## START Stored data

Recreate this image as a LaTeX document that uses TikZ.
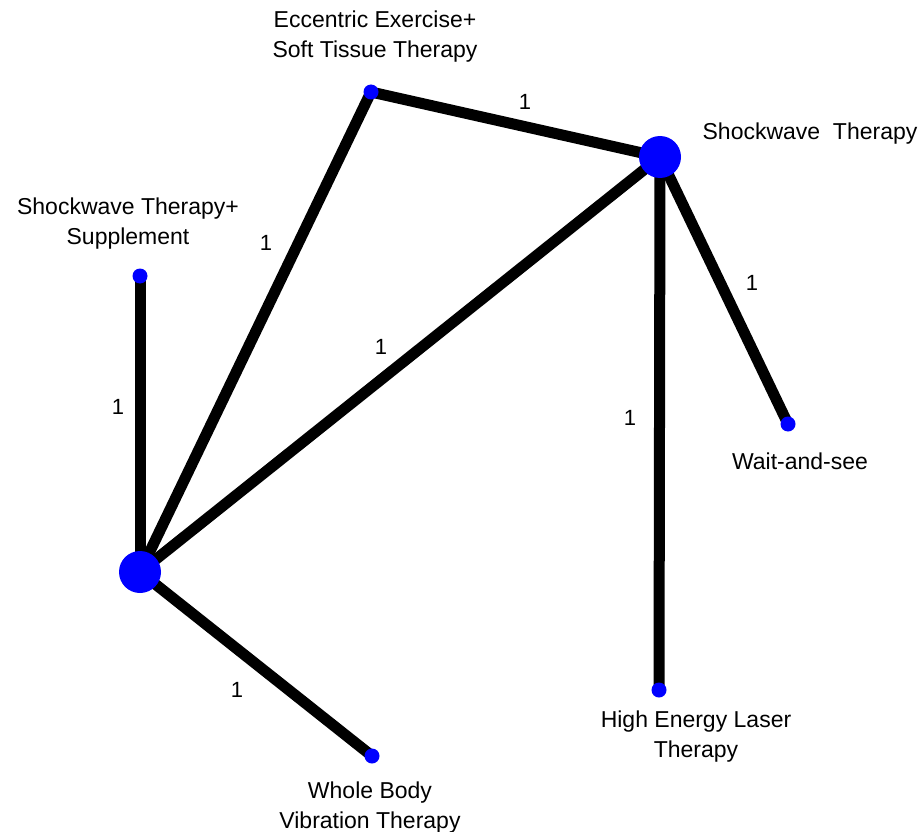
\documentclass[tikz,border=0pt]{standalone}
\usepackage{fontspec}
\setmainfont{Liberation Sans}
\usetikzlibrary{backgrounds}

\tikzset{
  big/.style={circle, fill=blue, inner sep=0pt, minimum size=42pt},
  small/.style={circle, fill=blue, inner sep=0pt, minimum size=15pt},
  edge/.style={line width=11pt, black},
  lbl/.style={align=center, font=\fontsize{23}{30}\selectfont},
  num/.style={font=\fontsize{22}{26}\selectfont}
}

\begin{document}
\begin{tikzpicture}[x=1pt,y=-1pt]
\useasboundingbox (0,0) rectangle (921,832);

\node[small] (ee) at (371,92) {};
\node[big] (sw) at (660,157) {};
\node[small] (sws) at (140,276) {};
\node[big] (hub) at (140,572) {};
\node[small] (wait) at (788,424) {};
\node[small] (hel) at (659,690) {};
\node[small] (wbv) at (372,756) {};

\node[lbl] (eetxt) at (375,37) {Eccentric Exercise+\\Soft Tissue Therapy};
\node[lbl] (swtxt) at (810,134) {Shockwave\ \ Therapy};
\node[lbl] (swstxt) at (128,224) {Shockwave Therapy+\\Supplement};
\node[lbl] (waittxt) at (800,461) {Wait-and-see};
\node[lbl] (heltxt) at (696,737) {High Energy Laser\\Therapy};
\node[lbl] (wbvtxt) at (370,808) {Whole Body\\Vibration Therapy};

\node[num] (n1) at (525,102) {1};
\node[num] (n2) at (266,243) {1};
\node[num] (n3) at (381,347) {1};
\node[num] (n4) at (752,283) {1};
\node[num] (n5) at (630,418) {1};
\node[num] (n6) at (118,407) {1};
\node[num] (n7) at (237,690) {1};

\begin{pgfonlayer}{background}
\foreach \from/\to in {ee/sw, ee/hub, sw/hub, sw/wait, sw/hel, sws/hub, hub/wbv}
	\draw[edge] (\from.center) -- (\to.center);
\end{pgfonlayer}

\end{tikzpicture}
\end{document}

## END Stored data

What you are asked to do » Without including any picture, repeat the data exactly.

Answer below »
Recreate this image as a LaTeX document that uses TikZ.
\documentclass[tikz,border=0pt]{standalone}
\usepackage{fontspec}
\setmainfont{Liberation Sans}
\usetikzlibrary{backgrounds}

\tikzset{
  big/.style={circle, fill=blue, inner sep=0pt, minimum size=42pt},
  small/.style={circle, fill=blue, inner sep=0pt, minimum size=15pt},
  edge/.style={line width=11pt, black},
  lbl/.style={align=center, font=\fontsize{23}{30}\selectfont},
  num/.style={font=\fontsize{22}{26}\selectfont}
}

\begin{document}
\begin{tikzpicture}[x=1pt,y=-1pt]
\useasboundingbox (0,0) rectangle (921,832);

\node[small] (ee) at (371,92) {};
\node[big] (sw) at (660,157) {};
\node[small] (sws) at (140,276) {};
\node[big] (hub) at (140,572) {};
\node[small] (wait) at (788,424) {};
\node[small] (hel) at (659,690) {};
\node[small] (wbv) at (372,756) {};

\node[lbl] (eetxt) at (375,37) {Eccentric Exercise+\\Soft Tissue Therapy};
\node[lbl] (swtxt) at (810,134) {Shockwave\ \ Therapy};
\node[lbl] (swstxt) at (128,224) {Shockwave Therapy+\\Supplement};
\node[lbl] (waittxt) at (800,461) {Wait-and-see};
\node[lbl] (heltxt) at (696,737) {High Energy Laser\\Therapy};
\node[lbl] (wbvtxt) at (370,808) {Whole Body\\Vibration Therapy};

\node[num] (n1) at (525,102) {1};
\node[num] (n2) at (266,243) {1};
\node[num] (n3) at (381,347) {1};
\node[num] (n4) at (752,283) {1};
\node[num] (n5) at (630,418) {1};
\node[num] (n6) at (118,407) {1};
\node[num] (n7) at (237,690) {1};

\begin{pgfonlayer}{background}
\foreach \from/\to in {ee/sw, ee/hub, sw/hub, sw/wait, sw/hel, sws/hub, hub/wbv}
	\draw[edge] (\from.center) -- (\to.center);
\end{pgfonlayer}

\end{tikzpicture}
\end{document}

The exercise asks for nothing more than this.